The market watchdog issued a formal warning to the Wellington broking firm today, saying Fullerton didn't have robust systems to deter money laundering and the financing of terrorism, didn't carry out sufficient due diligence into its customers and failed to take reasonable steps to identify clients who are deemed to be politically exposed people. The regulator's sanction requires Fullerton to review all customers to figure out if they are politically exposed, set up appropriate transaction monitoring rules, implement a compliance programme and review its customer onboarding programme by the end of January.
"The FMA signalled in our last annual report that we would take formal action where we see firms failing to meet these requirements," regulation director Liam Mason said. "If Fullerton Markets fails to take the actions required in the warning, then the FMA will consider the need for further regulatory responses. This could include civil action, which can lead to penalties of up to $2 million per offence for a company."

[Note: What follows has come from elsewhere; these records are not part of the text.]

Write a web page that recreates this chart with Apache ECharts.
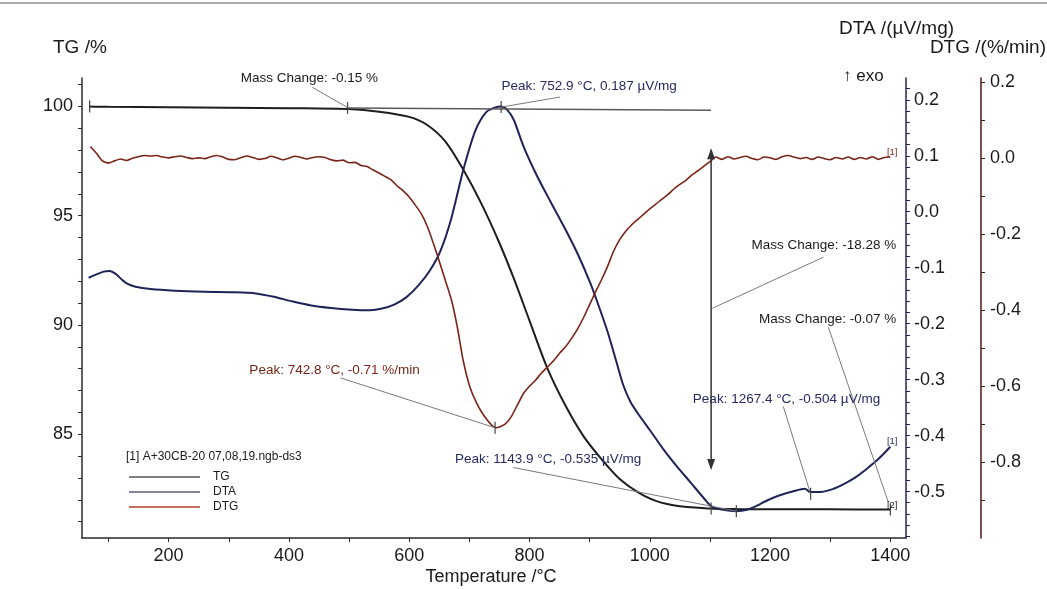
<!DOCTYPE html>
<html><head><meta charset="utf-8">
<script src="https://cdn.jsdelivr.net/npm/echarts@6/dist/echarts.min.js"></script>
<style>html,body{margin:0;padding:0;background:#fff}#c{width:1047px;height:589px}</style>
</head><body><div id="c"></div>
<script>
// ---------- data ----------
const tgTemp   = [68,100,200,300,400,500,550,600,630,660,690,720,750,775,800,830,860,890,920,950,980,1010,1050,1100,1150,1200,1300,1400];
const tgValues = [100.0,99.98,99.96,99.94,99.92,99.88,99.76,99.52,99.15,98.4,97.1,95.55,93.75,92.05,90.2,88.0,86.3,84.9,83.85,82.95,82.35,81.95,81.7,81.6,81.57,81.56,81.56,81.55];

const dtaTemp   = [67,80,92,102,112,122,132,145,170,210,260,310,345,375,405,435,470,505,535,555,575,595,615,635,652,670,690,710,728,742,753,763,774,790,813,835,857,880,901,915,930,945,956,968,980,1000,1023,1045,1068,1090,1102,1120,1144,1160,1175,1195,1215,1240,1258,1267,1280,1300,1320,1340,1360,1380,1400];
const dtaValues = [-0.118,-0.112,-0.107,-0.106,-0.111,-0.121,-0.129,-0.134,-0.138,-0.141,-0.143,-0.144,-0.146,-0.152,-0.160,-0.167,-0.172,-0.175,-0.176,-0.173,-0.166,-0.153,-0.132,-0.104,-0.070,-0.012,0.075,0.145,0.178,0.186,0.188,0.182,0.164,0.117,0.063,0.018,-0.026,-0.075,-0.127,-0.168,-0.215,-0.270,-0.310,-0.340,-0.360,-0.390,-0.425,-0.455,-0.484,-0.512,-0.526,-0.532,-0.535,-0.533,-0.527,-0.516,-0.507,-0.499,-0.495,-0.501,-0.501,-0.497,-0.488,-0.476,-0.460,-0.442,-0.420];

const dtgTemp   = [70,80,90,100,110,120,130,140,150,160,170,180,190,200,210,220,230,240,250,260,270,280,290,300,310,320,330,340,350,360,370,380,390,400,410,420,430,440,450,460,470,480,490,500,510,520,530,540,550,560,570,580,590,600,610,620,630,640,650,660,670,680,690,700,710,720,730,740,745,750,760,770,780,790,800,810,820,830,840,850,860,870,880,890,900,910,920,930,940,950,960,970,980,990,1000,1010,1020,1030,1040,1050,1060,1070,1080,1090,1100,1110,1120,1130,1140,1150,1160,1170,1180,1190,1200,1210,1220,1230,1240,1250,1260,1270,1280,1290,1300,1310,1320,1330,1340,1350,1360,1370,1380,1390,1400];
const dtgValues = [0.030,0.012,-0.008,-0.014,-0.008,-0.003,-0.007,-0.001,0.003,0.006,0.005,0.006,0.002,0.000,0.003,0.005,0.001,-0.002,0.000,-0.002,0.003,0.006,0.002,-0.004,-0.005,0.000,0.005,0.001,-0.004,-0.002,0.004,0.000,-0.005,-0.001,0.004,0.001,-0.003,0.001,0.003,0.001,-0.005,-0.008,-0.006,-0.013,-0.012,-0.020,-0.023,-0.032,-0.040,-0.049,-0.058,-0.074,-0.087,-0.103,-0.124,-0.147,-0.180,-0.224,-0.272,-0.322,-0.372,-0.445,-0.535,-0.598,-0.638,-0.668,-0.690,-0.707,-0.710,-0.708,-0.700,-0.680,-0.650,-0.620,-0.601,-0.585,-0.566,-0.550,-0.534,-0.514,-0.497,-0.475,-0.450,-0.420,-0.386,-0.352,-0.320,-0.285,-0.245,-0.215,-0.193,-0.176,-0.162,-0.148,-0.134,-0.122,-0.109,-0.097,-0.082,-0.070,-0.059,-0.045,-0.034,-0.022,-0.010,0.002,-0.004,0.003,-0.003,0.001,0.004,-0.002,-0.005,0.002,0.000,-0.004,0.003,0.006,0.002,-0.002,0.001,-0.004,0.002,-0.002,-0.005,0.001,-0.003,0.002,-0.004,0.001,-0.003,0.003,-0.004,0.001,0.002];

const xTickValues   = [100,200,300,400,500,600,700,800,900,1000,1100,1200,1300,1400];
const xLabelValues  = [200,400,600,800,1000,1200,1400];
const tgTickValues  = [81,82,83,84,85,86,87,88,89,90,91,92,93,94,95,96,97,98,99,100,101];
const tgLabelValues = [85,90,95,100];
const dtaTickValues = [-0.58,-0.56,-0.54,-0.52,-0.5,-0.48,-0.46,-0.44,-0.42,-0.4,-0.38,-0.36,-0.34,-0.32,-0.3,-0.28,-0.26,-0.24,-0.22,-0.2,-0.18,-0.16,-0.14,-0.12,-0.1,-0.08,-0.06,-0.04,-0.02,0,0.02,0.04,0.06,0.08,0.1,0.12,0.14,0.16,0.18,0.2,0.22];
const dtaLabelValues = [-0.5,-0.4,-0.3,-0.2,-0.1,0,0.1,0.2];
const dtgTickValues  = [-0.9,-0.8,-0.7,-0.6,-0.5,-0.4,-0.3,-0.2,-0.1,0,0.1,0.2];
const dtgLabelValues = [-0.8,-0.6,-0.4,-0.2,0,0.2];

// annotations (data coordinates; axis = yAxis index)
const notes = [
  {text:'Mass Change: -0.15 %', axis:0, kind:'tg', at:[434,101.28], align:'center', from:[439,100.87], to:[497.5,99.95]},
  {text:'Peak: 752.9 °C, 0.187 µV/mg', axis:1, kind:'dta', at:[753.4,0.225], align:'left', from:[752.9,0.187], to:[851,0.205]},
  {text:'Peak: 742.8 °C, -0.71 %/min', axis:2, kind:'dtg', at:[476,-0.558], align:'center', from:[486,-0.579], to:[742.8,-0.71]},
  {text:'Peak: 1143.9 °C, -0.535 µV/mg', axis:1, kind:'dta', at:[831,-0.443], align:'center', from:[773,-0.457], to:[1143.9,-0.535]},
  {text:'Mass Change: -18.28 %', axis:0, kind:'tg', at:[1410,93.64], align:'right', from:[1288.6,93.10], to:[1104,90.76]},
  {text:'Mass Change: -0.07 %', axis:0, kind:'tg', at:[1410,90.26], align:'right', from:[1297,89.89], to:[1396.6,81.89]},
  {text:'Peak: 1267.4 °C, -0.504 µV/mg', axis:1, kind:'dta', at:[1383,-0.336], align:'right', from:[1222,-0.348], to:[1267.4,-0.504]}
];
const markers = [[0,[68.7,100.0]],[0,[497.5,99.93]],[1,[752.9,0.187]],[2,[742.8,-0.71]],[0,[1102,81.6]],[1,[1143.9,-0.535]],[1,[1267.4,-0.504]],[0,[1400,81.55]]];
const tags = [{text:'[1]',axis:2,kind:'dtg',at:[1403,0.014]},{text:'[1]',axis:1,kind:'dta',at:[1403,-0.41]},{text:'[2]',axis:0,kind:'tg',at:[1403,81.75]}];
const baseline = [[497.5,99.93],[1102,99.82]];
const stepArrow = [[1102,97.99],[1102,83.45]];

// ---------- chart ----------
const FONT = '"Liberation Sans", Arial, Helvetica, sans-serif';
const COL = {tg:'#1e1e1e', dta:'#1f2358', dtg:'#7a2418', dtgAxis:'#4a1818'};
const zip = (a,b) => a.map((t,i)=>[t,b[i]]);
const chart = echarts.init(document.getElementById('c'));

const lbl = (vals, fmt, extra) => Object.assign({customValues:vals, fontSize:18, color:'#1a1a1a', fontFamily:FONT, formatter:fmt}, extra||{});
const option = {
  animation:false,
  backgroundColor:'#ffffff',
  grid:{left:82, right:141, top:78, bottom:51},
  xAxis:{type:'value', min:56, max:1426,
    axisLine:{show:true, onZero:false, lineStyle:{color:'#2a2a2a', width:1.5}},
    axisTick:{show:true, customValues:xTickValues, length:4, lineStyle:{color:'#2a2a2a'}},
    axisLabel:lbl(xLabelValues, v=>String(Math.round(v)), {margin:9}),
    splitLine:{show:false}},
  yAxis:[
    {type:'value', position:'left', min:80.25, max:101.3,
      axisLine:{show:true, onZero:false, lineStyle:{color:'#2a2a2a', width:1.5}},
      axisTick:{show:true, customValues:tgTickValues, length:4, lineStyle:{color:'#2a2a2a'}},
      axisLabel:lbl(tgLabelValues, v=>String(Math.round(v)), {margin:9}),
      splitLine:{show:false}},
    {type:'value', position:'right', min:-0.583, max:0.239,
      axisLine:{show:true, onZero:false, lineStyle:{color:COL.dta, width:1.5}},
      axisTick:{show:true, customValues:dtaTickValues, length:4, lineStyle:{color:COL.dta}},
      axisLabel:lbl(dtaLabelValues, v=>v.toFixed(1), {margin:8}),
      splitLine:{show:false}},
    {type:'value', position:'right', offset:75, min:-1.0, max:0.21,
      axisLine:{show:true, onZero:false, lineStyle:{color:COL.dtgAxis, width:1.5}},
      axisTick:{show:true, customValues:dtgTickValues, length:4, lineStyle:{color:COL.dtgAxis}},
      axisLabel:lbl(dtgLabelValues, v=>v.toFixed(1), {margin:9}),
      splitLine:{show:false}}
  ],
  legend:{left:124, top:465, orient:'vertical', icon:'rect', itemWidth:71, itemHeight:1.5, itemGap:1,
    selectedMode:false, data:['TG','DTA','DTG'],
    textStyle:{fontSize:12, fontFamily:FONT, color:'#1a1a1a', lineHeight:14, padding:[0,0,0,8]}},
  series:[
    {name:'TG', type:'line', yAxisIndex:0, data:zip(tgTemp,tgValues), showSymbol:false, smooth:0.3, silent:true,
      lineStyle:{color:COL.tg, width:2}, itemStyle:{color:'#555'}},
    {name:'DTA', type:'line', yAxisIndex:1, data:zip(dtaTemp,dtaValues), showSymbol:false, smooth:0.25, silent:true,
      lineStyle:{color:COL.dta, width:2}, itemStyle:{color:'#5a5a78'}},
    {name:'DTG', type:'line', yAxisIndex:2, data:zip(dtgTemp,dtgValues), showSymbol:false, smooth:0.2, silent:true,
      lineStyle:{color:COL.dtg, width:1.6}, itemStyle:{color:'#b0402c'}}
  ]
};
chart.setOption(option);

// ---------- annotations ----------
const P = (axis, pt) => chart.convertToPixel({xAxisIndex:0, yAxisIndex:axis}, pt);
const txtCol = {tg:'#1a1a1a', dta:'#262a62', dtg:'#7a2418'};
const g = [];
const line = (a,b,stroke,w,z) => ({type:'line', silent:true, z:z||40, shape:{x1:a[0],y1:a[1],x2:b[0],y2:b[1]}, style:{stroke:stroke, lineWidth:w}});
const text = (s,x,y,opt) => ({type:'text', silent:true, z:60, x:x, y:y, style:Object.assign({text:s, fill:'#1a1a1a', fontSize:13.5, fontFamily:FONT, align:'left', verticalAlign:'middle'}, opt||{})});

g.push(line([0,3],[1047,3],'#8c8c8c',1.5));
// axis titles
g.push(text('TG /%', 53, 48, {fontSize:19}));
g.push(text('DTA /(µV/mg)', 839, 29, {fontSize:19}));
g.push(text('DTG /(%/min)', 1046, 48, {fontSize:19, align:'right'}));
g.push(text('↑ exo', 843, 76, {fontSize:17}));
g.push(text('Temperature /°C', 491, 577, {fontSize:18, align:'center'}));
g.push(text('[1] A+30CB-20 07,08,19.ngb-ds3', 126, 457, {fontSize:12}));

// baseline & step arrow
const b0 = P(0, baseline[0]), b1 = P(0, baseline[1]);
g.push(line(b0, b1, '#5a5a5a', 1.5));
const a0 = P(0, stepArrow[0]), a1 = P(0, stepArrow[1]);
g.push(line(a0, a1, '#333', 1.5));
g.push({type:'polygon', silent:true, z:41, shape:{points:[[a0[0],a0[1]-2],[a0[0]-4,a0[1]+9],[a0[0]+4,a0[1]+9]]}, style:{fill:'#333'}});
g.push({type:'polygon', silent:true, z:41, shape:{points:[[a1[0],a1[1]+2],[a1[0]-4,a1[1]-9],[a1[0]+4,a1[1]-9]]}, style:{fill:'#333'}});

notes.forEach(n => {
  const f = P(n.axis, n.from), t = P(n.axis, n.to), p = P(n.axis, n.at);
  g.push(line(f, t, '#7a7a7a', 1));
  g.push(text(n.text, p[0], p[1], {align:n.align, fill:txtCol[n.kind]}));
});
markers.forEach(m => {
  const p = P(m[0], m[1]);
  g.push(line([p[0], p[1]-6], [p[0], p[1]+6], '#444', 1.2, 45));
});
tags.forEach(tg => {
  const p = P(tg.axis, tg.at);
  g.push(text(tg.text, p[0], p[1], {fontSize:9.5, align:'center', fill:txtCol[tg.kind]}));
});
chart.setOption({graphic:g});
</script>
</body></html>
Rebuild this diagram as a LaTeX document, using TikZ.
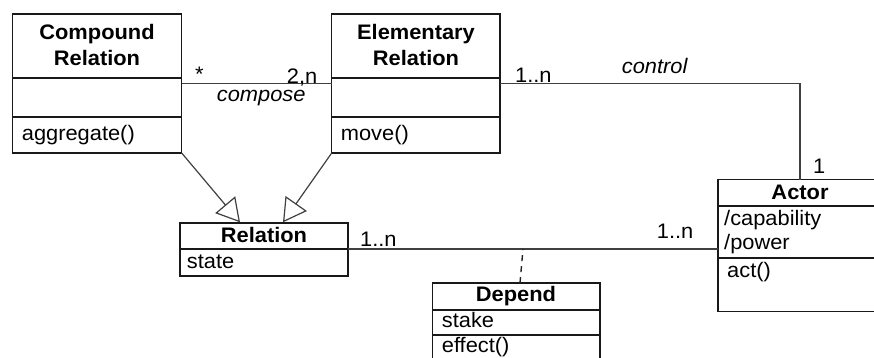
\documentclass[tikz,border=0pt]{standalone}
\usepackage{fontspec}
\setmainfont{Liberation Sans}[FakeStretch=1.04]
\usetikzlibrary{arrows.meta}
\begin{document}
\begin{tikzpicture}[x=1pt,y=-1pt,
  box/.style={draw=black!90, line width=1.3pt, anchor=north west, inner sep=0pt, outer sep=0pt},
  txt/.style={anchor=base west, inner sep=0pt, font=\fontsize{21}{25}\selectfont},
  ttl/.style={anchor=base, inner sep=0pt, font=\fontsize{21}{25}\selectfont\bfseries},
  lbl/.style={anchor=base west, inner sep=0pt, font=\fontsize{21}{25}\selectfont},
  ilbl/.style={anchor=base west, inner sep=0pt, font=\fontsize{21}{25}\selectfont\itshape},
  conn/.style={draw=black!75, line width=1.2pt},
  gen/.style={conn, -{Triangle[open, length=23pt, width=26pt, fill=white]}}]
\useasboundingbox (0,0) rectangle (874,357);
\clip (0,0) rectangle (874,357);
\fill[white] (0,0) rectangle (874,357);

% Compound Relation
\node[box, minimum width=169pt, minimum height=64pt] (crH) at (12.7,14) {};
\node[box, minimum width=169pt, minimum height=39pt] (crA) at (12.7,78) {};
\node[box, minimum width=169pt, minimum height=36pt] (crM) at (12.7,117) {};
\node[ttl] (crT1) at (97,39.5) {Compound};
\node[ttl] (crT2) at (97,65) {Relation};
\node[txt] (crM1) at (21.7,140) {aggregate()};

% Elementary Relation
\node[box, minimum width=168.3pt, minimum height=64pt] (erH) at (331.7,14) {};
\node[box, minimum width=168.3pt, minimum height=39pt] (erA) at (331.7,78) {};
\node[box, minimum width=168.3pt, minimum height=36pt] (erM) at (331.7,117) {};
\node[ttl] (erT1) at (416,39.5) {Elementary};
\node[ttl] (erT2) at (416,65) {Relation};
\node[txt] (erM1) at (340.7,140) {move()};

% Relation
\node[box, minimum width=168pt, minimum height=26pt] (relH) at (180,223) {};
\node[box, minimum width=168pt, minimum height=27pt] (relA) at (180,249) {};
\node[ttl] (relT) at (264,242.7) {Relation};
\node[txt] (relA1) at (186.7,268.3) {state};

% Actor
\node[box, minimum width=164pt, minimum height=26.5pt] (acH) at (718,179.5) {};
\node[box, minimum width=164pt, minimum height=52pt] (acA) at (718,206) {};
\node[box, minimum width=164pt, minimum height=53.5pt] (acM) at (718,258) {};
\node[ttl] (acT) at (800,199.3) {Actor};
\node[txt] (acA1) at (724,225) {/capability};
\node[txt] (acA2) at (724,249) {/power};
\node[txt] (acM1) at (727,277.7) {act()};

% Depend
\node[box, minimum width=167.5pt, minimum height=27pt] (dpH) at (432.5,283) {};
\node[box, minimum width=167.5pt, minimum height=25pt] (dpA) at (432.5,310) {};
\node[box, minimum width=167.5pt, minimum height=35pt] (dpM) at (432.5,335) {};
\node[ttl] (dpT) at (516,301.7) {Depend};
\node[txt] (dpA1) at (441.7,327) {stake};
\node[txt] (dpM1) at (441.7,352) {effect()};

% connectors
\coordinate (assocY) at (0,83.3);
\draw[conn] (crA.east |- assocY) -- (erA.west |- assocY);
\draw[conn] (erA.east |- assocY) -| (acH.north);
\draw[conn] (relH.south east) -- (acA.west |- relH.south east);
\coordinate (dtop) at (523,249);
\coordinate (dbot) at (520,283);
\draw[conn, draw=black!85, line width=1.4pt, dash pattern=on 6pt off 5pt] (dbot) -- (dtop);
\coordinate (tipL) at (240,222.3);
\coordinate (tipR) at (283,222.3);
\draw[gen] (crM.south east) -- (tipL);
\draw[gen] (erM.south west) -- (tipR);

% labels
\node[lbl] (star) at (195,81) {*};
\node[lbl] (l2n) at (286.7,83) {2,n};
\node[ilbl] (lcomp) at (216.7,101) {compose};
\node[lbl] (l1n) at (515,82) {1..n};
\node[ilbl] (lctrl) at (621.7,73) {control};
\node[lbl] (l1) at (813,173) {1};
\node[lbl] (lr1n) at (360,246.7) {1..n};
\node[lbl] (la1n) at (656.7,238) {1..n};
\end{tikzpicture}
\end{document}
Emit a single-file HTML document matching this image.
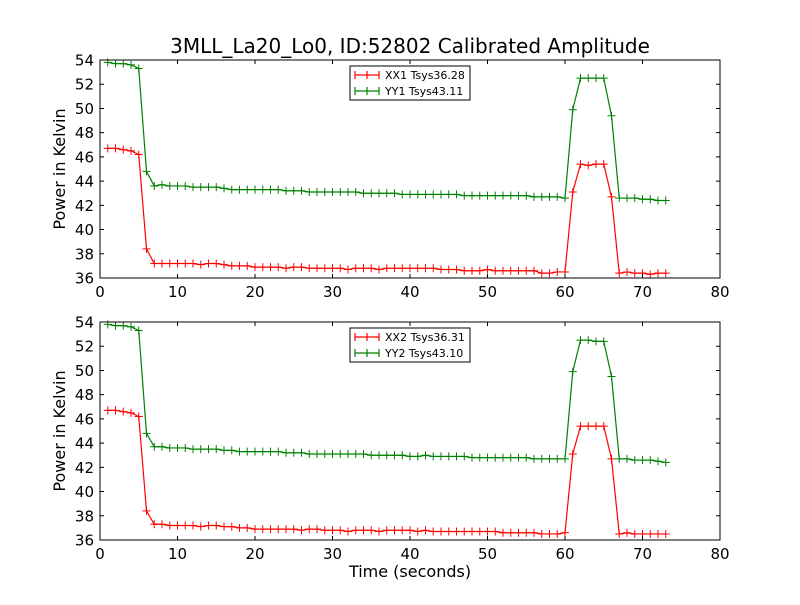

The warning itself also points out that criminal sanctions are even harsher, with individuals facing up to two years' imprisonment and fines of up to $300,000 and corporates facing fines of up to $5 million.
New Zealand regulators, including the Reserve Bank, the Department of Internal Affairs and the FMA began monitoring financial institutions under new laws which came into effect in June 2013 in an attempt to prevent criminals from disguising the illegal origins of their money. In September, the High Court ordered the first award of financial penalties totalling $5.3 million under the regime when foreign exchange firm Ping An Finance was successfully prosecuted in a case taken by DIA.
In February, the FMA said it had issued warnings to 12 entities for failing to comply with the anti-money laundering rules, having signalled concerns in 2016 over the small number of suspicious transaction reports filed by the sector.
Fullerton Markets touts itself as Asia's fastest growing brokerage firm and was incorporated in 2015.